July 25, 2014
Hey you , thanks for taking the time to read this prayer request. My hubby and I are in a little jam. His is unsafe to drive, we were blessed with a good car for myself. I am praying GOD would make a way for him, because, we are newly weds, and have not much MONEY SAVED for a car. :( ( a good one, we travel to our jobs) and he is blessed with his work truck right now, but I just ask that he would have his own! :( And can you please pray that we would be on a healthy routine together, going to the gym, prepping our lunch, breakfest, and just being on top of things. We used to be, but this summer we have had lots of unexpected things through us off our trail. I pray that GOD would bless us so MUCH in our marriage and life together.
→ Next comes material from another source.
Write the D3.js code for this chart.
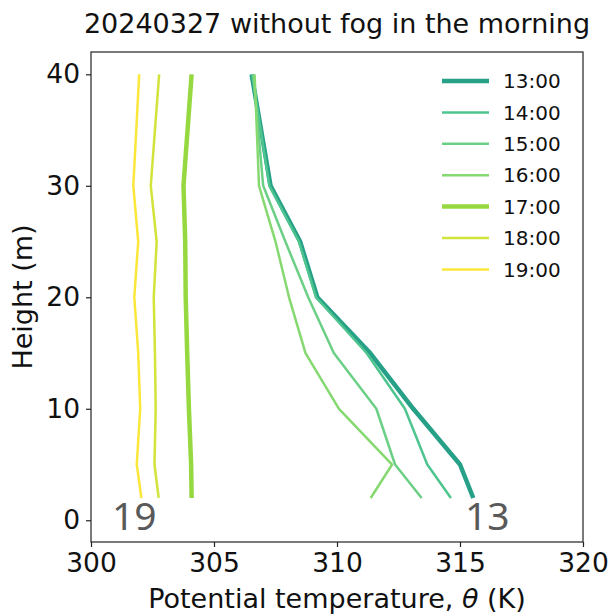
<!DOCTYPE html>
<html>
<head>
<meta charset="utf-8">
<script src="https://cdn.jsdelivr.net/npm/d3@7"></script>
<style>
  body { margin: 0; background: #fff; }
  svg { font-family: "DejaVu Sans", sans-serif; }
</style>
</head>
<body>
<div id="container"></div>
<script>
// heights of the observation levels (m)
const heights = [40, 30, 25, 20, 15, 10, 5, 2];

const times = ["13:00", "14:00", "15:00", "16:00", "17:00", "18:00", "19:00"];
const colors = ["#26a087", "#4ec48e", "#6ccf86", "#85d970", "#95d840", "#d2e33a", "#fbe73a"];
const widths = [4.5, 2.5, 2.5, 2.5, 4.5, 2.5, 2.5];

// potential temperature (K) per time, same order as heights
const theta13 = [306.53, 307.3, 308.5, 309.2, 311.35, 313.1, 315.0, 315.54];
const theta14 = [306.55, 307.25, 308.45, 309.15, 311.2, 312.76, 313.67, 314.63];
const theta15 = [306.6, 307.0, 307.9, 308.83, 309.87, 311.6, 312.36, 313.44];
const theta16 = [306.65, 306.83, 307.5, 308.05, 308.72, 310.08, 312.24, 311.37];
const theta17 = [304.09, 303.76, 303.83, 303.85, 303.91, 303.98, 304.07, 304.09];
const theta18 = [302.77, 302.43, 302.67, 302.55, 302.6, 302.63, 302.58, 302.75];
const theta19 = [301.96, 301.72, 301.92, 301.76, 301.92, 302.0, 301.86, 302.05];

const xTicks = [300, 305, 310, 315, 320];
const yTicks = [0, 10, 20, 30, 40];

const series = [theta13, theta14, theta15, theta16, theta17, theta18, theta19];

const width = 611, height = 616;
const margin = {top: 52, right: 28, bottom: 74, left: 91};

const svg = d3.select("#container").append("svg")
    .attr("width", width)
    .attr("height", height);

const x = d3.scaleLinear().domain([300, 320]).range([margin.left, width - margin.right]);
const y = d3.scaleLinear().domain([-1.95, 42]).range([height - margin.bottom, margin.top]);

// lines
const line = d3.line()
    .x(d => x(d[0]))
    .y(d => y(d[1]));

series.forEach((vals, i) => {
    svg.append("path")
        .datum(vals.map((v, j) => [v, heights[j]]))
        .attr("fill", "none")
        .attr("stroke", colors[i])
        .attr("stroke-width", widths[i])
        .attr("stroke-linejoin", "round")
        .attr("d", line);
});

// frame
svg.append("rect")
    .attr("x", margin.left)
    .attr("y", margin.top)
    .attr("width", width - margin.right - margin.left)
    .attr("height", height - margin.bottom - margin.top)
    .attr("fill", "none")
    .attr("stroke", "#222")
    .attr("stroke-width", 1.2);

// axes
const xAxis = svg.append("g")
    .attr("transform", `translate(0,${height - margin.bottom})`)
    .call(d3.axisBottom(x).tickValues(xTicks).tickSize(5).tickPadding(6));
const yAxis = svg.append("g")
    .attr("transform", `translate(${margin.left},0)`)
    .call(d3.axisLeft(y).tickValues(yTicks).tickSize(5).tickPadding(6));

[xAxis, yAxis].forEach(g => {
    g.select(".domain").remove();
    g.selectAll("line").attr("stroke", "#222").attr("stroke-width", 1.2);
    g.selectAll("text")
        .attr("fill", "#111")
        .style("font-family", "DejaVu Sans")
        .style("font-size", "26.5px");
});

// labels
svg.append("text")
    .attr("x", (margin.left + width - margin.right) / 2)
    .attr("y", 33)
    .attr("text-anchor", "middle")
    .attr("fill", "#111")
    .style("font-size", "27px")
    .text("20240327 without fog in the morning");

const xl = svg.append("text")
    .attr("x", (margin.left + width - margin.right) / 2)
    .attr("y", 608)
    .attr("text-anchor", "middle")
    .attr("fill", "#111")
    .style("font-size", "27px");
xl.append("tspan").text("Potential temperature, ");
xl.append("tspan").attr("font-style", "italic").text("θ");
xl.append("tspan").text(" (K)");

svg.append("text")
    .attr("transform", `translate(32,${(margin.top + height - margin.bottom) / 2}) rotate(-90)`)
    .attr("text-anchor", "middle")
    .attr("fill", "#111")
    .style("font-size", "27px")
    .text("Height (m)");

// legend
const legend = svg.append("g");
times.forEach((t, i) => {
    const ly = 81 + i * 31.4;
    legend.append("line")
        .attr("x1", 442).attr("x2", 489)
        .attr("y1", ly).attr("y2", ly)
        .attr("stroke", colors[i])
        .attr("stroke-width", widths[i]);
    legend.append("text")
        .attr("x", 503)
        .attr("y", ly)
        .attr("dy", "0.36em")
        .attr("fill", "#111")
        .style("font-size", "20px")
        .text(t);
});

// hour annotations
svg.append("text")
    .attr("x", x(300.85))
    .attr("y", y(-0.9))
    .attr("fill", "#595959")
    .style("font-family", "Noto Sans")
    .style("font-size", "39px")
    .text("19");
svg.append("text")
    .attr("x", x(315.2))
    .attr("y", y(-0.9))
    .attr("fill", "#595959")
    .style("font-family", "Noto Sans")
    .style("font-size", "39px")
    .text("13");
</script>
</body>
</html>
I love him dearly and I know he loves me dearly and we both LOVE the LORD. Thank you so much. xo
July 24, 2014
I posted many times over the past months for deliverance from homosexuality and for my return to the Lord Jesus Christ (He had delivered me before but I turned away from Him in pride). I believe that the LORD has anwsered that prayer because I'm back to church (which I had stop going), I am able to read the Bible again (when I wasn't really able to before), praying kindof like I used to (which I didand witnessing to people like I did before I backslid. The urge/desire/bondage of homosexuality is gone. The reason why I am posting this prayer request is that I don't want to be decieved by my feelings or by the fact things that I am doing. I know I have to be careful with my feelings and trust in the LORD solely. The things is I just don't feel exactly the same way as I did before i backslid, but I dont feel the way I did when I was full blown backslidden. It's like the prodigal when he left the pig pen and was on his was tpo the fathers house: I know that I am no longer in the pig pen nor do I have a desire to return to it (the enemy has tried to lure me back in), but am I in the Father's house? or am I still walking to the Father's house? I know that God is not the author of confusion and tells things like it is. I know the enemy will always try to cause doubt and try to get us to question God's Word. I know that the heart is wicked and I cant go by my feelings If you would pray that the LORD would remove any confusion, doubt's unbelief from me and confirmation that I am no longer backslidden and wisdom regarding this I would appreciate it. Thanks and God bless you
July 24, 2014
Hello Prayer warriors. My husband and in laws who all know the lord have opened the doors to the enemy and allowed the spirits of destruction, separation, calamity, anger, unforgiveness, bitterness, resentment. My husband left our home and now his family is turning against each other because they are not fully walking with the lord. My sis in law is gay and knows the lord and goes to church. Please pray for conviction of the holy spirit and godly sorrow and to bring them to their knees in repentance. Its getting bad and my husband is also subject to these spirits and it is now affecting our restoration of marriage. Please come against the rulers and principalities on behalf of this family and pray for my wisdom and strength as they try to pull me in this mess. thanks for standing with me in Jesus Name!
July 18, 2014
For several months I've felt restless in my career and have prayed about it. Yesterday I noticed a posting within my current employer, different division. I am interested in applying and need your prayers for discernment. I don't want to leave my current department at a very busy time and yet this opportunity is here now. You can see the dilemma. Your prayers would mean so much. Thanks!
July 15, 2014
Please pray for my deliveraqnce from homosexuality; for humility, and contrition to flood my heart and soul. The LORD delivered me from homosexuality but in pride I turned from him and back to the world, the flesh, and sin. Please pray for my repentance toward God and faith toward The Lord Jesus Christ. Please pray that the LORD heals my backsliding and delivers me again and restores me unto him. Thanks and God bless you.